▸ What is needed:
Retype word for word the first line of the listing and each line after it up to the line with "inv_range = 3.5", with the pictures taken out.

▸ Extracted data:

════════════════════

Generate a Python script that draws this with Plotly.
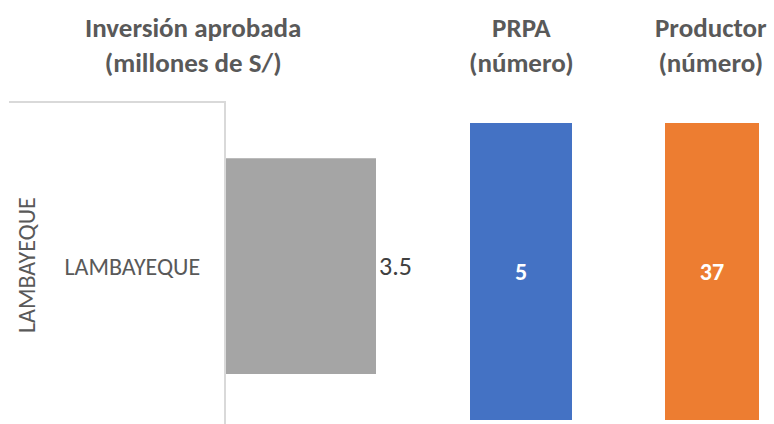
import plotly.graph_objects as go

W, H = 774, 424

region = ["LAMBAYEQUE"]
inversion = [3.5]
prpa = [5]
productor = [37]

titles = ["Inversión aprobada<br>(millones de S/)", "PRPA<br>(número)", "Productor<br>(número)"]

FONT = "Calibri, Carlito, Lato, sans-serif"
GRAY = "#595959"

def px_x(p):
    return p / W

def px_y(p):
    return 1 - p / H

fig = go.Figure()

# Horizontal bar: Inversion
fig.add_trace(go.Bar(
    x=inversion, y=region, orientation="h",
    marker=dict(color="#a5a5a5", line=dict(width=0)),
    width=0.67,
    text=[f"{v}" for v in inversion], textposition="outside",
    textfont=dict(family=FONT, size=26, color="#404040"),
    cliponaxis=False,
    xaxis="x", yaxis="y",
))

# PRPA
fig.add_trace(go.Bar(
    x=region, y=prpa,
    marker=dict(color="#4472c4", line=dict(width=0)),
    width=1.0,
    text=[str(v) for v in prpa], textposition="inside", insidetextanchor="middle",
    textfont=dict(family=FONT, size=24, color="white", weight="bold"),
    xaxis="x2", yaxis="y2",
))

# Productor
fig.add_trace(go.Bar(
    x=region, y=productor,
    marker=dict(color="#ed7d31", line=dict(width=0)),
    width=1.0,
    text=[str(v) for v in productor], textposition="inside", insidetextanchor="middle",
    textfont=dict(family=FONT, size=24, color="white", weight="bold"),
    xaxis="x3", yaxis="y3",
))

inv_end = 460
inv_range = 3.5 * (inv_end - 226) / (376 - 226)

fig.update_layout(
    width=W, height=H,
    margin=dict(l=0, r=0, t=0, b=0),
    paper_bgcolor="white", plot_bgcolor="rgba(0,0,0,0)",
    showlegend=False,
    font=dict(family=FONT, color=GRAY),
    xaxis=dict(domain=[px_x(226), px_x(inv_end)], range=[0, inv_range],
               visible=False, fixedrange=True),
    yaxis=dict(domain=[0, px_y(102)], range=[-0.49, 0.51],
               showline=True, linecolor="#d9d9d9", linewidth=2,
               ticks="", showgrid=False, zeroline=False,
               ticklabelstandoff=19,
               tickfont=dict(family=FONT, size=24, color=GRAY)),
    xaxis2=dict(domain=[px_x(470), px_x(572)], range=[-0.5, 0.5], visible=False,
                anchor="y2"),
    yaxis2=dict(domain=[px_y(420), px_y(123)], range=[0, prpa[0]], visible=False,
                anchor="x2"),
    xaxis3=dict(domain=[px_x(665), px_x(759)], range=[-0.5, 0.5], visible=False,
                anchor="y3"),
    yaxis3=dict(domain=[px_y(420), px_y(123)], range=[0, productor[0]], visible=False,
                anchor="x3"),
)

# Top divider line of the category axis
fig.add_shape(type="line", xref="paper", yref="paper",
              x0=px_x(9), x1=px_x(226), y0=px_y(102), y1=px_y(102),
              line=dict(color="#d9d9d9", width=2))

# Outer category label (rotated)
fig.add_annotation(text=region[0], xref="paper", yref="paper",
                   x=px_x(26), y=px_y(265), showarrow=False, textangle=-90,
                   font=dict(family=FONT, size=24, color=GRAY),
                   xanchor="center", yanchor="middle")

# Column titles
for t, cx in zip(titles, [193, 521, 711]):
    fig.add_annotation(text=t, xref="paper", yref="paper",
                       x=px_x(cx), y=px_y(45), showarrow=False,
                       font=dict(family=FONT, size=27, color=GRAY, weight="bold"),
                       xanchor="center", yanchor="middle")

fig.write_html("out.html", config={"displayModeBar": False},
               post_script="document.body.style.margin='0';")
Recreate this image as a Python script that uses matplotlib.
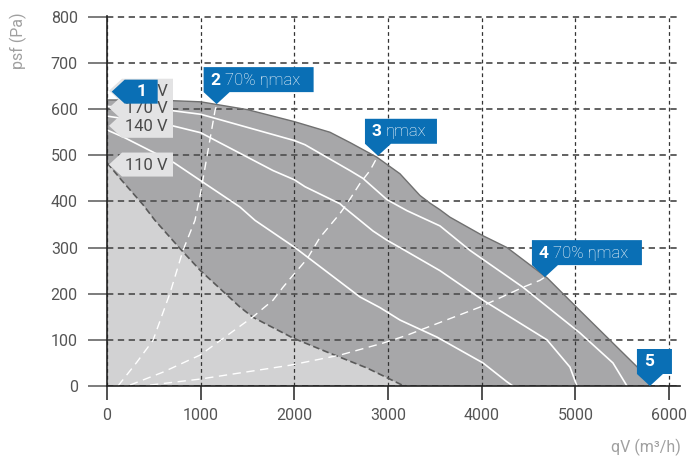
import matplotlib
matplotlib.use('Agg')
import matplotlib.pyplot as plt
from matplotlib.patches import Polygon
from matplotlib.transforms import IdentityTransform

plt.rcParams['font.family'] = ['Roboto', 'DejaVu Sans']

# ---------------- data ----------------
# outer (maximum speed) curve
qv_max = [0, 500, 1000, 1500, 2000, 2380, 2600, 2880, 3127, 3340, 3450, 3554, 3660, 4010, 4270, 4700, 5020, 5370, 5690, 5800]
psf_max = [620, 620, 616, 599, 573, 550, 527, 496, 460, 413, 396, 382, 366, 326, 300, 234, 169, 99, 35, 0]

# inner (minimum speed) curve
qv_min = [0, 160, 384, 512, 779, 993, 1420, 1558, 1985, 2380, 2775, 3150, 3200]
psf_min = [484, 445, 393, 359, 298, 251, 171, 149, 104, 71, 39, 2, 0]

# intermediate speed curves
qv_s1 = [0, 690, 1000, 2000, 2113, 2593, 2732, 2988, 3202, 3554, 3874, 4440, 5048, 5400, 5550]
psf_s1 = [606, 597, 589, 532, 523, 467, 450, 404, 380, 347, 294, 214, 115, 50, 0]
qv_s2 = [0, 700, 1000, 1772, 2000, 2113, 2487, 2519, 2839, 2988, 3127, 3554, 4013, 4696, 4941, 5016]
psf_s2 = [585, 564, 549, 467, 447, 432, 395, 389, 336, 316, 300, 250, 186, 100, 41, 0]
qv_s3 = [0, 190, 715, 1000, 1419, 1580, 2000, 2700, 2913, 3127, 3522, 4013, 4269, 4333]
psf_s3 = [555, 538, 484, 445, 388, 359, 301, 193, 170, 143, 106, 50, 9, 0]

# system / efficiency lines (dashed)
qv_e1 = [117, 320, 491, 672, 811, 939, 1000, 1153, 1174]
psf_e1 = [0, 52, 99, 201, 294, 359, 420, 597, 611]
qv_e2 = [245, 597, 993, 1558, 1772, 1878, 1985, 2134, 2273, 2487, 2561, 2700, 2807, 2892]
psf_e2 = [2, 30, 67, 150, 186, 214, 240, 275, 322, 374, 395, 439, 467, 499]
qv_e3 = [459, 993, 1953, 2487, 2946, 3202, 3340, 3980, 4440, 4621, 4674]
psf_e3 = [2, 15, 45, 67, 93, 110, 121, 171, 214, 229, 236]

# voltage labels at the y axis
volt_labels = ['110 V', '140 V', '170 V', '230 V']
volt_psf = [480, 564, 603, 640]

# numbered operating points
pt_num = ['1', '2', '3', '4', '5']
pt_text = ['', '70% ηmax', 'ηmax', '70% ηmax', '']
pt_qv = [50, 1170, 2892, 4674, 5795]
pt_psf = [638, 611, 499, 236, 0]

xticks = [0, 1000, 2000, 3000, 4000, 5000, 6000]
yticks = [0, 100, 200, 300, 400, 500, 600, 700, 800]

# ---------------- styling ----------------
DARK = '#a7a7a9'
LIGHT = '#d2d2d3'
BLUE = '#0a6fb5'
LABEL_GREY = '#e3e3e4'

W, H = 689, 459
fig = plt.figure(figsize=(W / 100, H / 100), dpi=100)
ax = fig.add_axes([107 / W, (H - 386) / H, 573.4 / W, 370 / H])
ax.set_xlim(0, 6120)
ax.set_ylim(0, 802)

ax.fill(qv_max + [0], psf_max + [0], color=DARK, lw=0, zorder=1)
ax.fill(qv_min + [0], psf_min + [0], color=LIGHT, lw=0, zorder=1.1)
ax.plot(qv_max, psf_max, color='#707070', lw=1.0, zorder=2, solid_joinstyle='round')
ax.plot(qv_min, psf_min, color='#5a5a5a', lw=1.2, ls=(0, (4, 2)), zorder=2)

for q, p in [(qv_s1, psf_s1), (qv_s2, psf_s2), (qv_s3, psf_s3)]:
    ax.plot(q, p, color='white', lw=1.2, zorder=2.5, solid_joinstyle='round')
for q, p in [(qv_e1, psf_e1), (qv_e2, psf_e2), (qv_e3, psf_e3)]:
    ax.plot(q, p, color='white', lw=1.0, ls=(0, (6, 4)), zorder=2.5)

ax.set_xticks(xticks)
ax.set_yticks(yticks)
ax.yaxis.grid(True, linestyle=(0, (3.5, 2.5)), color='#555555', lw=1.3, zorder=1.5)
ax.xaxis.grid(True, linestyle=(0, (3, 2.5)), color='#333333', lw=0.9, zorder=1.5)
for s in ['top', 'right']:
    ax.spines[s].set_visible(False)
for s in ['left', 'bottom']:
    ax.spines[s].set_color('#222222')
    ax.spines[s].set_linewidth(1.2)
ax.tick_params(axis='x', length=10, width=1.2, color='#333333', pad=6,
               labelsize=11.5, labelcolor='#555555')
ax.tick_params(axis='y', length=14, width=1.2, color='#666666', pad=7,
               labelsize=11.5, labelcolor='#555555')

fig.text(18 / W, 1 - 41 / H, 'psf (Pa)', rotation=90, ha='center', va='center',
         color='#a0a0a0', fontsize=11.5)
fig.text(681 / W, 1 - 447 / H, 'qV (m³/h)', ha='right', va='center',
         color='#a0a0a0', fontsize=11.5)

ident = IdentityTransform()


def disp(x, y):
    return ax.transData.transform((x, y))


# voltage labels (grey, arrow to the left)
for lab, p in zip(volt_labels, volt_psf):
    tx, ty = disp(0, p)
    tx += 2
    verts = [(tx, ty), (tx + 13, ty + 12), (tx + 64, ty + 12),
             (tx + 64, ty - 12), (tx + 13, ty - 12)]
    fig.patches.append(Polygon(verts, closed=True, facecolor=LABEL_GREY,
                               edgecolor='none', transform=ident, zorder=5))
    fig.text(tx + 16, ty - 1, lab, transform=ident, ha='left', va='center',
             color='#4a4a4a', fontsize=12, zorder=6)

# numbered markers (blue)
for num, txt, q, p in zip(pt_num, pt_text, pt_qv, pt_psf):
    tx, ty = disp(q, p)
    if num == '1':
        verts = [(tx, ty), (tx + 13, ty + 12), (tx + 46, ty + 12),
                 (tx + 46, ty - 12), (tx + 13, ty - 12)]
        fig.patches.append(Polygon(verts, closed=True, facecolor=BLUE,
                                   edgecolor='none', transform=ident, zorder=7))
        fig.text(tx + 25, ty, num, transform=ident, ha='left', va='center',
                 color='white', fontsize=12.5, fontweight='bold', zorder=8)
        continue
    left = tx - 13
    bot = ty + 12
    if num == '5':
        width = 35
    elif txt == 'ηmax':
        width = 72
    else:
        width = 110
    verts = [(left, bot), (tx, ty), (left + 26, bot), (left + width, bot),
             (left + width, bot + 25), (left, bot + 25)]
    fig.patches.append(Polygon(verts, closed=True, facecolor=BLUE,
                               edgecolor='none', transform=ident, zorder=7))
    fig.text(left + 7, bot + 12, num, transform=ident, ha='left', va='center',
             color='white', fontsize=12.5, fontweight='bold', zorder=8)
    if txt:
        fig.text(left + 21, bot + 12, txt, transform=ident, ha='left', va='center',
                 color='white', fontsize=12, fontweight='light', zorder=8)

fig.savefig('out.png', dpi=100)
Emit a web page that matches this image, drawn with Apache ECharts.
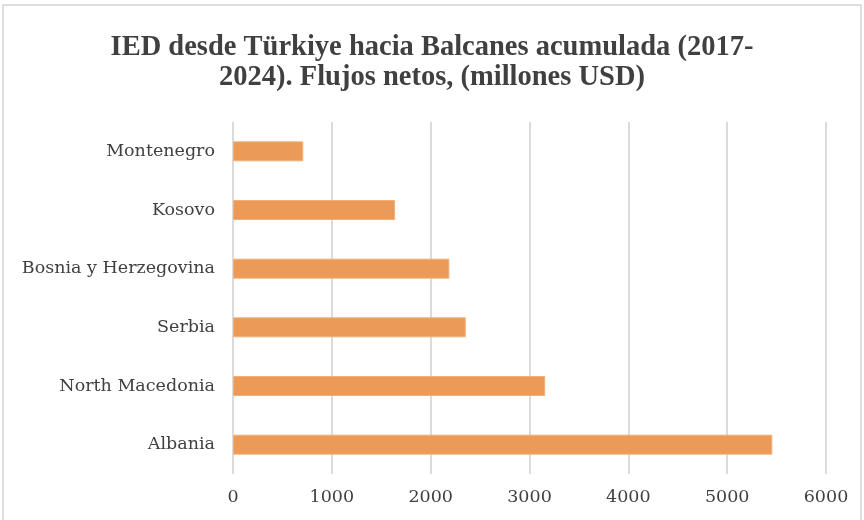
<!DOCTYPE html>
<html><head><meta charset="utf-8">
<script src="https://cdn.jsdelivr.net/npm/echarts@6/dist/echarts.min.js"></script>
<style>html,body{margin:0;padding:0;background:#fff}#c{width:864px;height:520px}</style>
</head><body><div id="c"></div>
<script>
const categories = ["Albania", "North Macedonia", "Serbia", "Bosnia y Herzegovina", "Kosovo", "Montenegro"];
const values = [5457, 3159, 2355, 2189, 1640, 711];
const titleText = "IED desde Türkiye hacia Balcanes acumulada (2017-\n2024). Flujos netos, (millones USD)";

const chart = echarts.init(document.getElementById('c'), null, {renderer: 'canvas'});
chart.setOption({
  backgroundColor: '#fff',
  animation: false,
  title: {
    text: titleText,
    left: 'center',
    top: 28,
    textStyle: {fontFamily: 'Liberation Serif', fontWeight: 'bold', fontSize: 28.5, color: '#404040', lineHeight: 30}
  },
  graphic: [{type: 'rect', shape: {x: 3, y: 5, width: 858, height: 530}, style: {fill: 'none', stroke: '#d4d4d4', lineWidth: 1.5}}],
  grid: {left: 233, right: 38, top: 122, bottom: 46},
  xAxis: {
    type: 'value', min: 0, max: 6000, interval: 1000,
    axisLine: {show: false}, axisTick: {show: false},
    splitLine: {lineStyle: {color: '#cfcfcf', width: 1.5}},
    axisLabel: {fontFamily: 'DejaVu Serif', fontSize: 17.5, color: '#404040', margin: 14, formatter: v => String(v)}
  },
  yAxis: {
    type: 'category', data: categories,
    axisLine: {show: false}, axisTick: {show: false},
    axisLabel: {fontFamily: 'DejaVu Serif', fontSize: 17.5, color: '#404040', margin: 18}
  },
  series: [{
    type: 'bar', data: values, barWidth: 20,
    itemStyle: {color: '#EB9A58', borderColor: '#F1B07A', borderWidth: 1}
  }]
});
</script></body></html>
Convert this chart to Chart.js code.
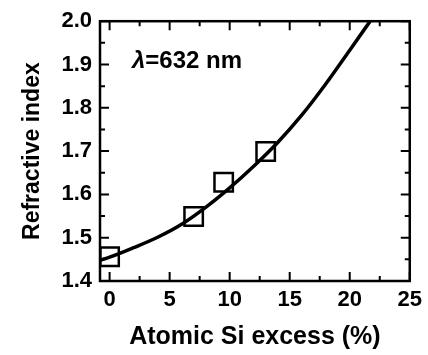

════════════════════

▸ Finished task:
Generate a Python script that draws this with Plotly.
import plotly.graph_objects as go

W, H = 774, 424

region = ["LAMBAYEQUE"]
inversion = [3.5]
prpa = [5]
productor = [37]

titles = ["Inversión aprobada<br>(millones de S/)", "PRPA<br>(número)", "Productor<br>(número)"]

FONT = "Calibri, Carlito, Lato, sans-serif"
GRAY = "#595959"

def px_x(p):
    return p / W

def px_y(p):
    return 1 - p / H

fig = go.Figure()

# Horizontal bar: Inversion
fig.add_trace(go.Bar(
    x=inversion, y=region, orientation="h",
    marker=dict(color="#a5a5a5", line=dict(width=0)),
    width=0.67,
    text=[f"{v}" for v in inversion], textposition="outside",
    textfont=dict(family=FONT, size=26, color="#404040"),
    cliponaxis=False,
    xaxis="x", yaxis="y",
))

# PRPA
fig.add_trace(go.Bar(
    x=region, y=prpa,
    marker=dict(color="#4472c4", line=dict(width=0)),
    width=1.0,
    text=[str(v) for v in prpa], textposition="inside", insidetextanchor="middle",
    textfont=dict(family=FONT, size=24, color="white", weight="bold"),
    xaxis="x2", yaxis="y2",
))

# Productor
fig.add_trace(go.Bar(
    x=region, y=productor,
    marker=dict(color="#ed7d31", line=dict(width=0)),
    width=1.0,
    text=[str(v) for v in productor], textposition="inside", insidetextanchor="middle",
    textfont=dict(family=FONT, size=24, color="white", weight="bold"),
    xaxis="x3", yaxis="y3",
))

inv_end = 460
inv_range = 3.5 * (inv_end - 226) / (376 - 226)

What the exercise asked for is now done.